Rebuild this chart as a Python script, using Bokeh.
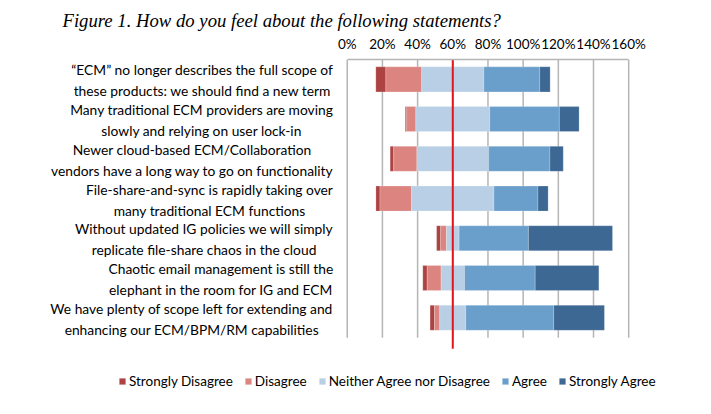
from bokeh.plotting import figure
from bokeh.models import Range1d, Label, Legend, LegendItem, ColumnDataSource, FixedTicker
from bokeh.embed import file_html
from bokeh.resources import INLINE

title = "Figure 1. How do you feel about the following statements?"
statements = [
    "\u201cECM\u201d no longer describes the full scope of\nthese products: we should find a new term",
    "Many traditional ECM providers are moving\nslowly and relying on user lock-in",
    "Newer cloud-based ECM/Collaboration\nvendors have a long way to go on functionality",
    "File-share-and-sync is rapidly taking over\nmany traditional ECM functions",
    "Without updated IG policies we will simply\nreplicate file-share chaos in the cloud",
    "Chaotic email management is still the\nelephant in the room for IG and ECM",
    "We have plenty of scope left for extending and\nenhancing our ECM/BPM/RM capabilities",
]
series_names = ["Strongly Disagree", "Disagree", "Neither Agree nor Disagree", "Agree", "Strongly Agree"]
strongly_disagree = [5.7, 0.8, 2.0, 2.3, 2.3, 2.5, 2.5]
disagree = [20.4, 5.2, 13.2, 18.0, 3.3, 7.9, 3.0]
neutral = [35.3, 42.0, 40.8, 46.8, 7.2, 13.3, 14.8]
agree = [31.8, 39.6, 34.8, 25.0, 39.4, 40.2, 50.0]
strongly_agree = [5.9, 11.2, 7.6, 5.8, 47.8, 36.2, 28.8]
center_line = 60
tick_values = [0, 20, 40, 60, 80, 100, 120, 140, 160]
tick_labels = ["0%", "20%", "40%", "60%", "80%", "100%", "120%", "140%", "160%"]
colors = ["#AD4242", "#DB8480", "#B8CFE5", "#6B9FCB", "#3C6893"]

n = len(statements)
series = [strongly_disagree, disagree, neutral, agree, strongly_agree]

# frame spans the full width so the statement labels and legend can live inside it
p = figure(width=710, height=412, x_range=Range1d(-197.1, 206.5), y_range=Range1d(n + 0.88, -0.5),
           x_axis_location="above", y_axis_location=None,
           output_backend="svg", toolbar_location=None,
           min_border_left=0, min_border_right=0, min_border_top=59, min_border_bottom=20)
p.outline_line_color = None
p.xgrid.visible = False
p.ygrid.visible = False

p.title.text = title
p.title.text_font = "Liberation Serif"
p.title.text_font_style = "italic"
p.title.text_font_size = "18.7px"
p.title.align = "left"
p.title.offset = 62
p.title.standoff = 4
p.title.text_color = "black"

ax = p.xaxis[0]
ax.ticker = FixedTicker(ticks=tick_values)
ax.major_label_overrides = {v: l for v, l in zip(tick_values, tick_labels)}
ax.axis_line_color = "#b5b5b5"
ax.axis_line_width = 1.5
ax.major_tick_out = 0
ax.major_tick_in = 0
ax.minor_tick_out = 0
ax.minor_tick_in = 0
ax.major_label_text_font = "Lato"
ax.major_label_text_font_size = "13.5px"
ax.major_label_text_color = "black"
ax.major_label_standoff = 8
ax.bounds = (tick_values[0], tick_values[-1])

# grid lines limited to the category band
p.segment(x0=tick_values, y0=[-0.5] * len(tick_values), x1=tick_values, y1=[n - 0.5] * len(tick_values),
          line_color="#b5b5b5", line_width=1.5)

ys = list(range(n))
starts = [center_line - strongly_disagree[i] - disagree[i] - neutral[i] / 2 for i in range(n)]
renderers = []
cum = list(starts)
for name, vals, col in zip(series_names, series, colors):
    left = list(cum)
    right = [l + v for l, v in zip(left, vals)]
    src = ColumnDataSource(dict(y=ys, left=left, right=right))
    r = p.hbar(y="y", left="left", right="right", height=0.63, source=src,
               fill_color=col, line_color="white", line_alpha=0.35, line_width=0.6)
    renderers.append((name, r))
    cum = right

# red reference line, reaching a little below the bars
p.segment(x0=[center_line], y0=[-0.5], x1=[center_line], y1=[n - 0.22],
          line_color="#E3161C", line_width=2)

for i, s in enumerate(statements):
    p.add_layout(Label(x=0, y=i, x_offset=-14, y_offset=-1, text=s, anchor="center_right",
                       text_align="center", text_font="Lato", text_font_size="13.8px",
                       text_color="black", text_line_height=1.23))

legend = Legend(items=[LegendItem(label=nm, renderers=[r]) for nm, r in renderers],
                orientation="horizontal", location=(118, 3), glyph_width=8, glyph_height=8,
                label_standoff=3, spacing=11, padding=0, margin=0, border_line_color=None,
                background_fill_alpha=0, label_text_font="Lato", label_text_font_size="13.5px",
                label_text_color="black")
p.add_layout(legend, "center")

open("out.html", "w").write(file_html(p, INLINE))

──────

Task statement →
Copy nothing but the lines from the top of the data down to the line containing "from bokeh.resources import INLINE", and leave the pictures out.

Written reply →
Rebuild this chart as a Python script, using Bokeh.
from bokeh.plotting import figure
from bokeh.models import Range1d, Label, Legend, LegendItem, ColumnDataSource, FixedTicker
from bokeh.embed import file_html
from bokeh.resources import INLINE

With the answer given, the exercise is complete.